Background: Morton's neuroma is a common cause of metatarsalgia and many treatments had been described in literature. However, there have been only a few reports that treat the neuroma with an osteotomy on the proximal, not distal portion of the metatarsal bone using a plate. This study describes the clinical outcome of sliding osteotomy on the proximal metatarsal bone for the treatment of Morton's neuroma.

Materials and Methods: Sixty five consecutive patients (85 feet) who underwent surgery for Morton's neuroma between November 2010 and February 2013 were identified from hospital records to include in this retrospective study. Average followup period was 37.3 months (range 24-51 months). Mean patient age at surgery was 50.2 years (range 23-75 years). Metatarsal sliding osteotomies were only performed on the third metatarsal bone. Clinical evaluations with the American Orthopaedic Foot and Ankle Society Lesser Metatarsophalangeal Interphalangeal Scale (AOFAS LMIS) and Foot Function Index (FFI) were performed. The length of the lesser toe was measured for radiologic evaluation.

Results: Postoperatively, AOFAS LMIS and FFI were improved from 52.1 (range 45-60) and 62.4 (range 54-73) to 74.2 (range 68-86) and 31.3 (range 26-37). At the last followup, preoperative pain was dissolved in 79 feet (93% of overall 85 feet).
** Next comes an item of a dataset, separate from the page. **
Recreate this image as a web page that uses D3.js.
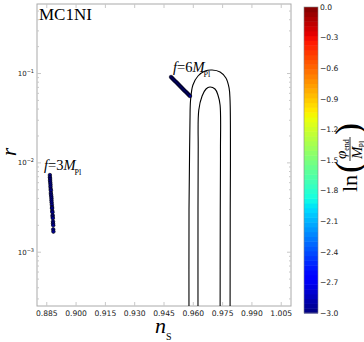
<!DOCTYPE html>
<html lang="en">
<head>
<meta charset="utf-8">
<title>MC1NI</title>
<script src="https://d3js.org/d3.v7.min.js"></script>
<style>
  body { margin: 0; background: #fff; }
  svg { display: block; }
  text { font-family: "DejaVu Sans", sans-serif; fill: #000; }
  text.serif { font-family: "Liberation Serif", "DejaVu Serif", serif; }
</style>
</head>
<body>
<svg id="chart" width="364" height="342"></svg>
<script>
// tick values
var nsTicks = [0.885, 0.900, 0.915, 0.930, 0.945, 0.960, 0.975, 0.990, 1.005];
var rTicks = [1e-3, 1e-2, 1e-1];
var rTickExp = ["\u22123", "\u22122", "\u22121"];
var cbTicks = [0.0, -0.3, -0.6, -0.9, -1.2, -1.5, -1.8, -2.1, -2.4, -2.7, -3.0];

// Planck-like contours [ns, r] (they run off the bottom of the plot)
var outerContour = [[0.9578, 1e-4], [0.9578, 0.003], [0.9581, 0.0139], [0.9583, 0.0300], [0.9586, 0.0505],
  [0.9598, 0.0744], [0.9624, 0.0938], [0.9660, 0.1067], [0.9696, 0.1095], [0.9737, 0.1040],
  [0.9767, 0.0891], [0.9783, 0.0689], [0.9788, 0.0505], [0.9790, 0.0139], [0.9789, 0.003], [0.9788, 1e-4]];
var innerContour = [[0.9624, 1e-4], [0.9624, 0.003], [0.9625, 0.0139], [0.9628, 0.0390], [0.9645, 0.0560],
  [0.9665, 0.0671], [0.9685, 0.0707], [0.9711, 0.0671], [0.9726, 0.0575], [0.9737, 0.0444],
  [0.9739, 0.0139], [0.9738, 0.003], [0.9737, 1e-4]];

// model predictions [ns, r]
var f3Points = [[0.8866, 0.0073], [0.8866, 0.0069], [0.8867, 0.0066], [0.8867, 0.0063], [0.8868, 0.0060],
  [0.8869, 0.0057], [0.8869, 0.0054], [0.8870, 0.0051], [0.8871, 0.0049], [0.8871, 0.0046],
  [0.8872, 0.0044], [0.8873, 0.0042], [0.8874, 0.0040], [0.8874, 0.0038], [0.8875, 0.0036],
  [0.8876, 0.0034], [0.8877, 0.0032], [0.8877, 0.0031], [0.8878, 0.0029], [0.8879, 0.0028],
  [0.8880, 0.0026], [0.8880, 0.0025], [0.8881, 0.0024], [0.8882, 0.0022], [0.8882, 0.0021],
  [0.8883, 0.0020], [0.8883, 0.0018], [0.8884, 0.0017]];
var f6Points = [[0.9486, 0.0914], [0.9491, 0.0891], [0.9496, 0.0868], [0.9501, 0.0846], [0.9506, 0.0824],
  [0.9512, 0.0803], [0.9517, 0.0783], [0.9522, 0.0763], [0.9527, 0.0743], [0.9532, 0.0724],
  [0.9537, 0.0706], [0.9542, 0.0688], [0.9547, 0.0670], [0.9552, 0.0653], [0.9557, 0.0637],
  [0.9563, 0.0620], [0.9568, 0.0605], [0.9573, 0.0589], [0.9578, 0.0574], [0.9583, 0.0560]];
var lnPhiEnd = -2.95;

var svg = d3.select("#chart");
var pLeft = 37, pRight = 291, pTop = 4, pBottom = 306;

var x = d3.scaleLinear().domain([0.88, 1.01]).range([pLeft, pRight]);
var y = d3.scaleLog().domain([2.5e-4, 0.6]).range([pBottom, pTop]);

// jet colormap (matplotlib segment data)
function seg(pts, t) {
  for (var i = 1; i < pts.length; i++) {
    if (t <= pts[i][0]) {
      var a = pts[i - 1], b = pts[i];
      return a[1] + (b[1] - a[1]) * (t - a[0]) / (b[0] - a[0]);
    }
  }
  return pts[pts.length - 1][1];
}
function jet(t) {
  var r = seg([[0, 0], [0.35, 0], [0.66, 1], [0.89, 1], [1, 0.5]], t);
  var g = seg([[0, 0], [0.125, 0], [0.375, 1], [0.64, 1], [0.91, 0], [1, 0]], t);
  var b = seg([[0, 0.5], [0.11, 1], [0.34, 1], [0.65, 0], [1, 0]], t);
  return d3.rgb(r * 255, g * 255, b * 255);
}
var colorT = d3.scaleLinear().domain([-3, 0]).range([0, 1]).clamp(true);

svg.append("defs").append("clipPath").attr("id", "clip")
  .append("rect").attr("x", pLeft).attr("y", pTop).attr("width", pRight - pLeft).attr("height", pBottom - pTop);

// frame
svg.append("rect").attr("x", pLeft).attr("y", pTop).attr("width", pRight - pLeft).attr("height", pBottom - pTop)
  .attr("fill", "none").attr("stroke", "#aaa").attr("stroke-width", 1);

// ticks on all sides, pointing in
var tickCol = "#c8c8c8";
nsTicks.forEach(function(v) {
  svg.append("line").attr("x1", x(v)).attr("x2", x(v)).attr("y1", pBottom).attr("y2", pBottom - 4).attr("stroke", tickCol);
  svg.append("line").attr("x1", x(v)).attr("x2", x(v)).attr("y1", pTop).attr("y2", pTop + 4).attr("stroke", tickCol);
  svg.append("text").attr("x", x(v)).attr("y", 316).attr("text-anchor", "middle")
    .attr("font-size", 7.6).style("fill", "#222").text(d3.format(".3f")(v));
});
var minor = [];
[1e-4, 1e-3, 1e-2, 1e-1].forEach(function(d) {
  for (var k = 2; k <= 9; k++) minor.push(d * k);
});
minor.filter(function(v) { return v > 2.5e-4 && v < 0.6; }).forEach(function(v) {
  svg.append("line").attr("x1", pLeft).attr("x2", pLeft + 2).attr("y1", y(v)).attr("y2", y(v)).attr("stroke", tickCol);
  svg.append("line").attr("x1", pRight).attr("x2", pRight - 2).attr("y1", y(v)).attr("y2", y(v)).attr("stroke", tickCol);
});
rTicks.forEach(function(v, i) {
  svg.append("line").attr("x1", pLeft).attr("x2", pLeft + 4).attr("y1", y(v)).attr("y2", y(v)).attr("stroke", tickCol);
  svg.append("line").attr("x1", pRight).attr("x2", pRight - 4).attr("y1", y(v)).attr("y2", y(v)).attr("stroke", tickCol);
  var t = svg.append("text").attr("x", 34).attr("y", y(v) + 2.5).attr("text-anchor", "end")
    .attr("font-size", 7).style("fill", "#222");
  t.append("tspan").text("10");
  t.append("tspan").attr("dy", -3).attr("font-size", 5).text(rTickExp[i]);
});

// contours
var plot = svg.append("g").attr("clip-path", "url(#clip)");
var line = d3.line().x(function(d) { return x(d[0]); }).y(function(d) { return y(d[1]); })
  .curve(d3.curveCatmullRom.alpha(0.5));
[outerContour, innerContour].forEach(function(c) {
  plot.append("path").attr("d", line(c)).attr("fill", "none").attr("stroke", "#000").attr("stroke-width", 1.1);
});

// predictions
[f6Points, f3Points].forEach(function(pts) {
  plot.selectAll(null).data(pts).enter().append("circle")
    .attr("cx", function(d) { return x(d[0]); })
    .attr("cy", function(d) { return y(d[1]); })
    .attr("r", 1.8)
    .attr("fill", jet(colorT(lnPhiEnd)))
    .attr("stroke", "#000").attr("stroke-width", 0.6);
});

// annotations
svg.append("text").attr("class", "serif").attr("x", 39).attr("y", 20).attr("font-size", 17).text("MC1NI");

function fLabel(px, py, num) {
  var t = svg.append("text").attr("class", "serif").attr("x", px).attr("y", py).attr("font-size", 14.5);
  t.append("tspan").attr("font-style", "italic").text("f");
  t.append("tspan").text("=" + num);
  t.append("tspan").attr("font-style", "italic").text("M");
  t.append("tspan").attr("dx", -1).attr("dy", 5).attr("font-size", 8).style("fill", "#000").text("Pl");
}
fLabel(44, 170, 3);
fLabel(173, 72, 6);

// axis labels
var xl = svg.append("text").attr("class", "serif").attr("x", 155).attr("y", 333).attr("font-size", 22);
xl.append("tspan").attr("font-style", "italic").text("n");
xl.append("tspan").attr("dy", 7).attr("font-size", 10).text("S");

svg.append("text").attr("class", "serif").attr("transform", "translate(16,152) rotate(-90)")
  .attr("text-anchor", "middle").attr("font-size", 21).attr("font-style", "italic").text("r");

// colorbar
var cbX = 304, cbW = 14, cbTop = 7, cbBottom = 313;
var cy = d3.scaleLinear().domain([-3, 0]).range([cbBottom, cbTop]);
var nBands = 64;
svg.append("g").selectAll("rect").data(d3.range(nBands)).enter().append("rect")
  .attr("x", cbX).attr("width", cbW)
  .attr("y", function(i) { return cy(-3 + 3 * (i + 1) / nBands); })
  .attr("height", (cbBottom - cbTop) / nBands + 0.5)
  .attr("fill", function(i) { return jet((i + 0.5) / nBands); });
svg.append("rect").attr("x", cbX).attr("y", cbTop).attr("width", cbW).attr("height", cbBottom - cbTop)
  .attr("fill", "none").attr("stroke", "#888").attr("stroke-width", 0.6);
cbTicks.forEach(function(v) {
  svg.append("text").attr("x", cbX + cbW + 2).attr("y", cy(v) + 2.7).attr("font-size", 7.6).style("fill", "#222")
    .text(v === 0 ? "0.0" : "\u2212" + d3.format(".1f")(-v));
});

// colorbar label ln(phi_end / M_Pl), rotated
var cl = svg.append("g").attr("transform", "translate(350,192) rotate(-90)");
cl.append("text").attr("class", "serif").attr("x", 0).attr("y", 7).attr("font-size", 22).text("ln");
cl.append("text").attr("class", "serif").attr("x", 19).attr("y", 10).attr("font-size", 36).text("(");
var fr = cl.append("g").attr("transform", "translate(31,0)");
var num = fr.append("text").attr("class", "serif").attr("x", 2).attr("y", -4).attr("font-size", 15);
num.append("tspan").attr("font-style", "italic").text("\u03c6");
num.append("tspan").attr("dy", 3).attr("font-size", 8).text("end");
fr.append("line").attr("x1", 0).attr("x2", 24).attr("y1", 0).attr("y2", 0).attr("stroke", "#000").attr("stroke-width", 0.8);
var den = fr.append("text").attr("class", "serif").attr("x", 2).attr("y", 12).attr("font-size", 15);
den.append("tspan").attr("font-style", "italic").text("M");
den.append("tspan").attr("dx", -1).attr("dy", 3).attr("font-size", 8).text("Pl");
cl.append("text").attr("class", "serif").attr("x", 57).attr("y", 10).attr("font-size", 36).text(")");
</script>
</body>
</html>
A shortened 3.2 mm (±1.1) metatarsal bone following osteotomy was radiographically measured. There were six cases of complications (soft tissue infection, early numbness, delayed union, limitation of dorsiflexion and metal failure, etc.).

Conclusions: This proximal metatarsal sliding osteotomy can be a relatively effective operative method in relieving pain from Morton's neuroma.